5 mai: On reparle d'un départ, demain à l'aube. J'ai pu réparer mes galoches avec des morceaux de planche. Fimbel a gardé son pain deux jours pour l'échanger contre les galoches d'un mort. Nous avons encore enterré des camarades; certains respiraient encore.

Chaque matin un SS venait, armé d'un bâton et frappait dans le tas des détenus pour découvrir morts et agonisants. Cette halte a marqué une véritable hécatombe. Cent dix au moins ont été tués depuis le départ; trente à quarante sont morts ici d'épuisement ou de coups. Quelques-uns ont pu s'évader mais où sont-ils, épuisés, en loques et nu-pieds? Repris? Fusillés? D'ici, le village est gardé par des gosses en armes habillés en soldats ; certains ont 11 et 12 ans et sont aussi féroces que les SS.

Fimbel est à bout; il souffre de la tête; il a le cuir chevelu tout arraché. Dufoin résiste mais il a des étourdissements; il a fait plus de 100 kilomètres nu-pieds, une partie dans la neige. Moi aussi j'ai des vertiges. Le reste du kommando tient debout par miracle. Dévorés de vermine, nos corps ne sont qu'une plaie; nous tuons des centaines de poux par jour. Nous sommes devenus de véritables squelettes et nous nous faisons peur, à nous regarder mutuellement.

Nous sommes persuadés que nos gardiens ont juré qu'aucun de nous ne sortirait d'ici vivant. Pourtant je m'accroche, je veux vivre.

Je veux revoir ma femme, mes enfants, mes parents. Et si je reviens, ils ne pourront jamais croire à nos souffrances tellement tout cela est monstrueux et paraîtra invraisemblable. Nos gardiens ont l'air inquiet; cela nous donne espoir ; des bruits courent, mais il circule tellement de fausses nouvelles...

7 mai: Grand branle-bas. Dès le petit jour on nous sort dehors avec des coups d'une violence inouïe. Nous repartons, complètement épuisés, et encore moins nombreux. Que de morts seront restés sur cette montagne.

Il ne neige plus; le temps revient au beau. Tous les 5 ou 6 kilomètres notre marche est arrêtée par de grands arbres abattus en travers de la route. On revient vers l'axe. Nous marchons jusqu'au soir presque sans pause et sans rien manger.

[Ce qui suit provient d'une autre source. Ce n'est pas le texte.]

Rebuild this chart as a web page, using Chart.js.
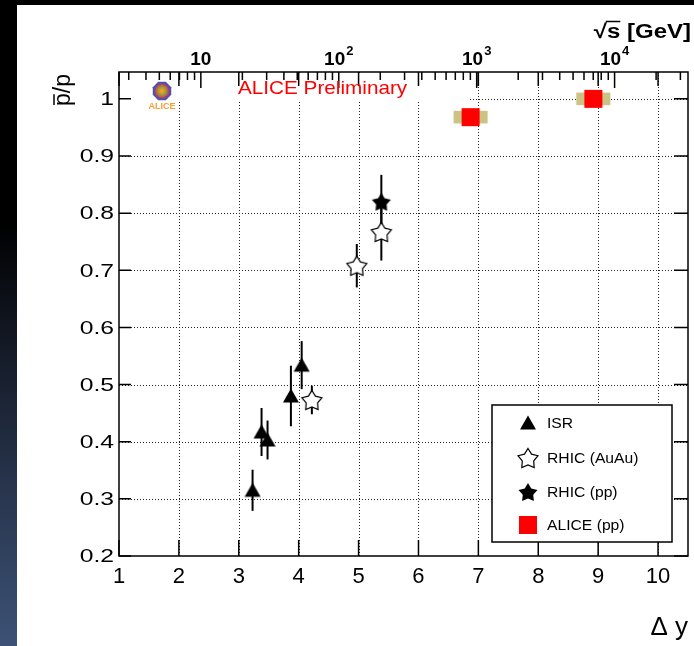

Nous sommes surpris de l'agitation des villes et des villages. Des colonnes de blindés, des camions de blessés, des civils vont dans tous les sens. C'est un véritable exode comme chez nous en 1940. Il se passe sûrement quelque chose; les SS sont taciturnes.

Dufoin n'en peut plus; il parle d'abandonner. Je le soutiens mais cela ne dure pas; heureusement il retrouve la force de continuer.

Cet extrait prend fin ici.